“Yak shaving,” well-known among a certain class of nerds, refers to artificial dependencies that you insert before your ultimate objective, distracting you and derailing you from getting the job done. My favorite sample yak shaving is on Seth Goden’s blog from 2005.
Yak shaving would be: I want to use the lab power supply on my workbench, but my CupCake is hooked up to it, and I haven’t finished getting the CupCake’s aging extruder motor to work, so suddenly I’m spending the weekend working on the CupCake, so I can get it fixed and move it out of the way, so I can use the power supply under it to do … whatever it is that I was going to do. (This is a fictional, but relatable, example.)

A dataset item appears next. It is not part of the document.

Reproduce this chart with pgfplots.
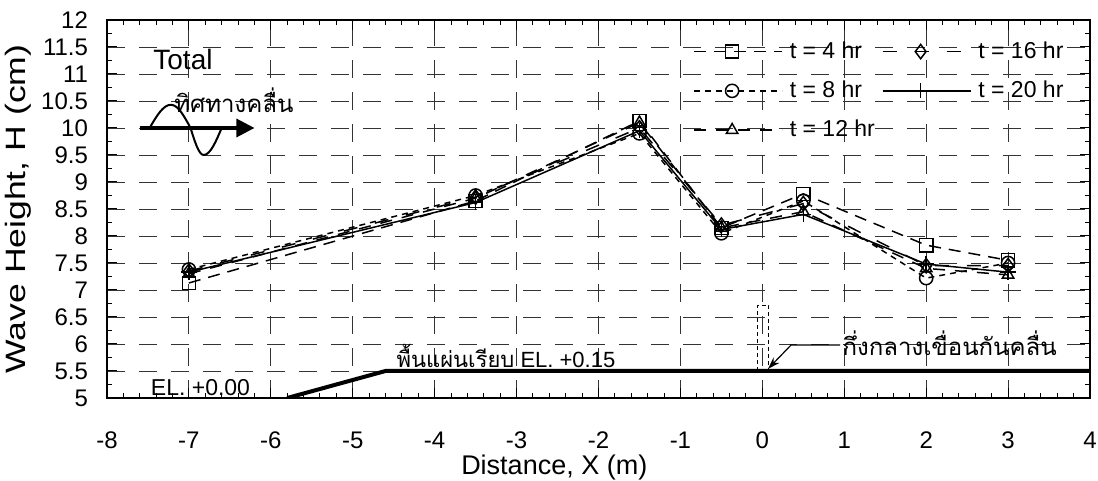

Some time back, Cort said to me:
Doing technology work is often like going out to mow your lawn, and you think it’s going okay, but partway into it you discover there’s a whole ‘nother lawn under your lawn, and now you have to mow the one underneath before you can mow the one you thought you were there for. And then sometimes you start mowing the lawn under your lawn and you find out there’s another one under that, too.
A lawn under your lawn is different than yak shaving. A lawn under your lawn is an actual dependency that has to be resolved before you can do what you set out to do and that was hidden until you got started. It is running into a technical constraint that you didn’t know was there and that is of non-negligible size, often as large as or larger than the effort you knew was going to be required for your original objective. It’s the reason that as I get older and more experienced, I’m more and more cynical about learning new technologies — because there are more and more lawns under them that are not documented in the howto, or sometimes anywhere.

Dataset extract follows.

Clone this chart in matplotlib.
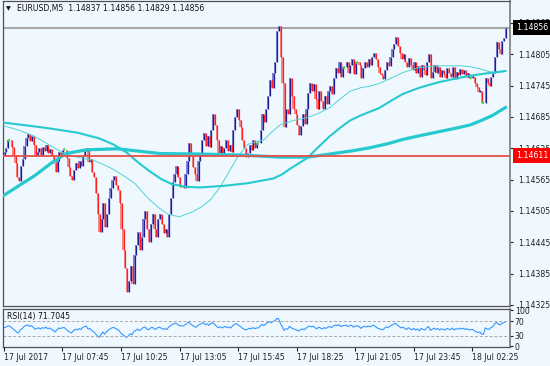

Last week I decided to print a downloaded 3D model in ABS, and that the printer most likely to succeed was the secondhand da Vinci 1.0a that I bought specifically for printing ABS, because it has an enclosure and because it was designed for ABS. I hadn’t worked with it before and I anticipated some effort to get it going; but it surprised me by being pretty close to working and just needing some fine-tuning on the bed leveling. (A pessimist’s surprises are always pleasant.)
I manually leveled the bed and then tried to use the “auto-leveling” [upcoming post explaining why the scare quotes] to get the best first layer possible. After getting inconsistent results from one auto-leveling run to another, I decided to put in the maintenance effort to improve the consistency of the probing.
I thought I had an idea how large that lawn was; but underneath that lawn were:
- While running repeated auto-leveling cycles to test my work, the da Vinci suddenly became non-communicative and after power-cycling was bricked. I had to learn how to build and reinstall the custom repetier-firmware fork for the da Vinci printer, which was a whole new project not on my schedule for this weekend.
- In a mini-lawn underneath that, I had to take a detour to learn how to modify a board definition under the Arduino IDE.
- Thaaaaat is not the same version of the custom repetier-firmware that the previous owner had installed on the printer, and the auto-leveling probe routine works differently and returns results in a different format. I’m having trouble finding any documentation about it, so I can’t even tell how big this lawn is.
There went an entire weekend that was supposed to be spent printing parts.